DK: This is where most operators trip. They’ve got push, SMS, in-app messaging and email running as four separate departments, all firing at the same person, none talking to each other. Players do not think in channels. They just see one brand. If each channel says something different, the experience starts to feel messy. 

The fix is orchestration: one journey, one profile, coordinated across every touchpoint, so the email knows what the push already said. And it has to run on live data. The most common own-goal I see is over-personalisation built on stale segments (targeting someone for who they were six weeks ago). Good casino software should make a player think “they get me,” not “they’re following me.” The distance between those two reactions is basically data freshness.

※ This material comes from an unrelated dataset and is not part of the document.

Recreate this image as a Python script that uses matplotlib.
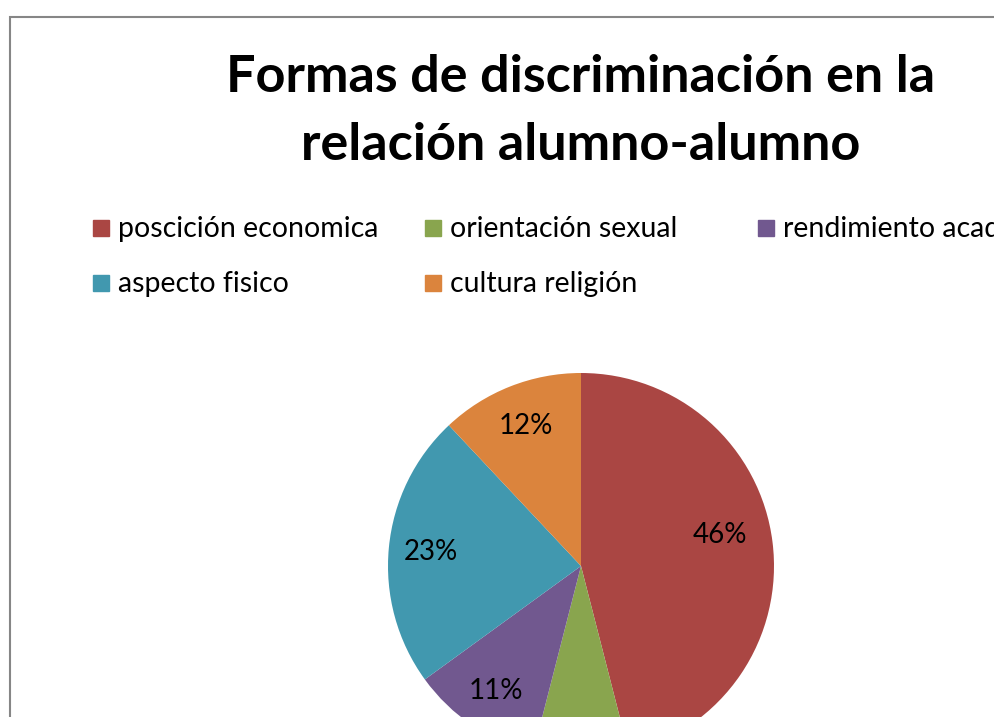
import matplotlib.pyplot as plt
from matplotlib.patches import Rectangle

categorias = ['poscición economica', 'orientación sexual', 'rendimiento academico',
              'aspecto fisico', 'cultura religión']
valores = [46, 8, 11, 23, 12]
colores = ['#AA4643', '#89A54E', '#71588F', '#4198AF', '#DB843D']

W, H = 994, 717
fig = plt.figure(figsize=(W / 100, H / 100), dpi=100)
fig.patch.set_facecolor('white')

# chart border (only top and left visible, rest cropped)
fig.patches.append(Rectangle((10 / W, -0.5), 2.0, (H - 17) / H + 0.5,
                             transform=fig.transFigure, fill=False,
                             edgecolor='#868686', lw=1.5))

fig.text(581 / W, 1 - 78 / H, 'Formas de discriminación en la',
         ha='center', va='center', fontsize=37.5, fontweight='bold', family='Lato')
fig.text(581 / W, 1 - 145 / H, 'relación alumno-alumno',
         ha='center', va='center', fontsize=37.5, fontweight='bold', family='Lato')

# legend, three columns
col_x = [93, 425, 758]
row_y = [228, 283]
for i, (lab, c) in enumerate(zip(categorias, colores)):
    x = col_x[i % 3]
    y = row_y[i // 3]
    fig.patches.append(Rectangle((x / W, 1 - (y + 8) / H), 16 / W, 16 / H,
                                 transform=fig.transFigure, color=c))
    fig.text((x + 25) / W, 1 - (y + 1) / H, lab, ha='left', va='center',
             fontsize=20.5, family='Lato')

r = 193
cx, cy = 581, 566
ax = fig.add_axes([(cx - r) / W, 1 - (cy + r) / H, 2 * r / W, 2 * r / H])
wedges, texts, autotexts = ax.pie(valores, colors=colores, startangle=90,
                                  counterclock=False, autopct='%1.0f%%',
                                  pctdistance=0.78,
                                  textprops={'fontsize': 20, 'family': 'Lato'})
ax.set_xlim(-1, 1)
ax.set_ylim(-1, 1)
ax.set_aspect('equal')
# the label of the small slice sits below the visible area
autotexts[1].set_position((0, -1.15))
autotexts[0].set_position((0.72, 0.16))

fig.savefig('out.png', dpi=100, facecolor='white')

iGX: Where does gamification fit? Bonus banners, or something more? 

DK: Something much more. The bonus banner is dead weight. Gamification built into the CRM (missions, levels, rewards, tournaments, collectible progression) is becoming the reason the player comes back when nobody is waving free money. A leaderboard keeps working while you sleep; a welcome bonus is spent and forgotten by Thursday.

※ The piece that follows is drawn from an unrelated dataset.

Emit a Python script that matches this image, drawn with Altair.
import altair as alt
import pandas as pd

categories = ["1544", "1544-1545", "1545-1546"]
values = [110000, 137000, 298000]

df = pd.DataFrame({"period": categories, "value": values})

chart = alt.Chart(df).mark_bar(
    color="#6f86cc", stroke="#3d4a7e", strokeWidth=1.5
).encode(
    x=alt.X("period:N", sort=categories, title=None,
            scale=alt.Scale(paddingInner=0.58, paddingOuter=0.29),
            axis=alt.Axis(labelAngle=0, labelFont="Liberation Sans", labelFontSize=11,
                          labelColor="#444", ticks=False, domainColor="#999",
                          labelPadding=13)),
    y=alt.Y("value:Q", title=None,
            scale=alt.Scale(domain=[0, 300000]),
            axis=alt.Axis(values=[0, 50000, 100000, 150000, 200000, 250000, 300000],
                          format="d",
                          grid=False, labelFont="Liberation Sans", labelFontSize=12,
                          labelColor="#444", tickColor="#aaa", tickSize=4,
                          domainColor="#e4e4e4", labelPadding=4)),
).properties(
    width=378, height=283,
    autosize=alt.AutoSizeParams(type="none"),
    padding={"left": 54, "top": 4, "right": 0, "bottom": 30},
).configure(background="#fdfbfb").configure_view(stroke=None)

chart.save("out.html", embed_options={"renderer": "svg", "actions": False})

It also solves a very specific problem: what happens when a peak event ends. Once the World Cup or a big fight is over, a sports-only player has no reason to open your app tomorrow. If the platform has a real memory of that player, you can cross-sell them into casino or a tournament that fits their profile, and you keep the player when the fixture list goes quiet. That is the difference between hoping they come back and giving them a reason to.

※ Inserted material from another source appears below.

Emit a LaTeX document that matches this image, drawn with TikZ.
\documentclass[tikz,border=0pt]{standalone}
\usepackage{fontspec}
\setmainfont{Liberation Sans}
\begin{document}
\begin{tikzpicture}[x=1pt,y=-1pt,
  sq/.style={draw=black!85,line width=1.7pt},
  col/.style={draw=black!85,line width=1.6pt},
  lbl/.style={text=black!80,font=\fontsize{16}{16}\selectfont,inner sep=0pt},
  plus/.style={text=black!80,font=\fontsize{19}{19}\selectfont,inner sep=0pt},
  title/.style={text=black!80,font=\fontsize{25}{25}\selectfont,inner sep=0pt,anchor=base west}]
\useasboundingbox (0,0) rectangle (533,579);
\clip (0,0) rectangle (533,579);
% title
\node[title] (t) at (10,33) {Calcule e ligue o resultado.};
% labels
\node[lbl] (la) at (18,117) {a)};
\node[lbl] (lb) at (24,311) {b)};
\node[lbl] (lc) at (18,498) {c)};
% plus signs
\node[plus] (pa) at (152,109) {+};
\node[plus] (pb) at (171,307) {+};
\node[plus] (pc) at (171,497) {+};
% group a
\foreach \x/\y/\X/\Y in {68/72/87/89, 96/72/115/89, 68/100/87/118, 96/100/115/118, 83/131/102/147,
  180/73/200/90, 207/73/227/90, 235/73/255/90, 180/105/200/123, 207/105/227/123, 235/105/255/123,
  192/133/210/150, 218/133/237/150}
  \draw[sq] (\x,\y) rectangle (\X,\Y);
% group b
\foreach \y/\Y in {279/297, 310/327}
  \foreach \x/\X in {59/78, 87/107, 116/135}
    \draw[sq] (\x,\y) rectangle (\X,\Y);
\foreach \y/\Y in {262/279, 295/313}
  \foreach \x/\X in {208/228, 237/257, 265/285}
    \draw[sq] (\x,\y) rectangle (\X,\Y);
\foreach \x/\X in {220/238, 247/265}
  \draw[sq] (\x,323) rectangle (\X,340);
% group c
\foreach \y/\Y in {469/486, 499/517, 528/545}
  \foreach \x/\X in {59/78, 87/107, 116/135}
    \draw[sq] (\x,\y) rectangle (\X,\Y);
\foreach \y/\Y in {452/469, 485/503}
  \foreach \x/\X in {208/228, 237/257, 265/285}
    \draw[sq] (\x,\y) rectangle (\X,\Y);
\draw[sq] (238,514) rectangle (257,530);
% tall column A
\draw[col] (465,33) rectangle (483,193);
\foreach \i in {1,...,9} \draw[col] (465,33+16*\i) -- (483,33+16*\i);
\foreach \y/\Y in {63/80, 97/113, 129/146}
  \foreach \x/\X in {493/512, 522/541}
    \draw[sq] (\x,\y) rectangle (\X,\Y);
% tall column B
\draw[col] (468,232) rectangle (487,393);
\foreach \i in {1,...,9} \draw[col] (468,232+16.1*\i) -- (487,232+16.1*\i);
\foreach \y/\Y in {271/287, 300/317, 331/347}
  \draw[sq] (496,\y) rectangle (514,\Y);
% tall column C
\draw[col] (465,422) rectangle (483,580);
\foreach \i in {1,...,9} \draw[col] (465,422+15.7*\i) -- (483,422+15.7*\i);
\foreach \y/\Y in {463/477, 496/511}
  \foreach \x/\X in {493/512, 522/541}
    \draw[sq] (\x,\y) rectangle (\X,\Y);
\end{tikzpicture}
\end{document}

iGX: And responsible gaming, since regulators are everywhere now? 

DK: This is the part I care about most, and it isn’t a separate compartment. The exact same AI that predicts churn is reading the signals that predict harm (deposit velocity climbing, losses being chased, sessions that stop looking like fun). If you’re already modelling someone’s identity to personalise their offers, you’d be negligent not to use that model to flag risk too.

So responsible gaming belongs inside the personalisation layer. The engine that decides who gets a reward is the same engine that decides who should get a check-in instead. One eye on the customer, one on the regulator (and, honestly, one on the human being behind the account).

iGX: So where does NuxGame land in all of this? 

DK: In the room where those things live together. We didn’t bolt a prediction engine onto a marketing tool. Identity, real-time data, CRM orchestration, gamification, and responsible-gaming triggers were built to sit in one control room, because that’s the only place retention happens. When an operator tells me they’re paying more to acquire players who leave faster, my answer is never a bigger bonus budget. It’s a better memory.

Because in 2026 the math is brutally simple. Anyone can buy a bet; the operators who succeed are the ones who can keep the player who placed it. The bet gets the first click. But it’s identity that decides whether the player comes back. That is truly the new boss of retention.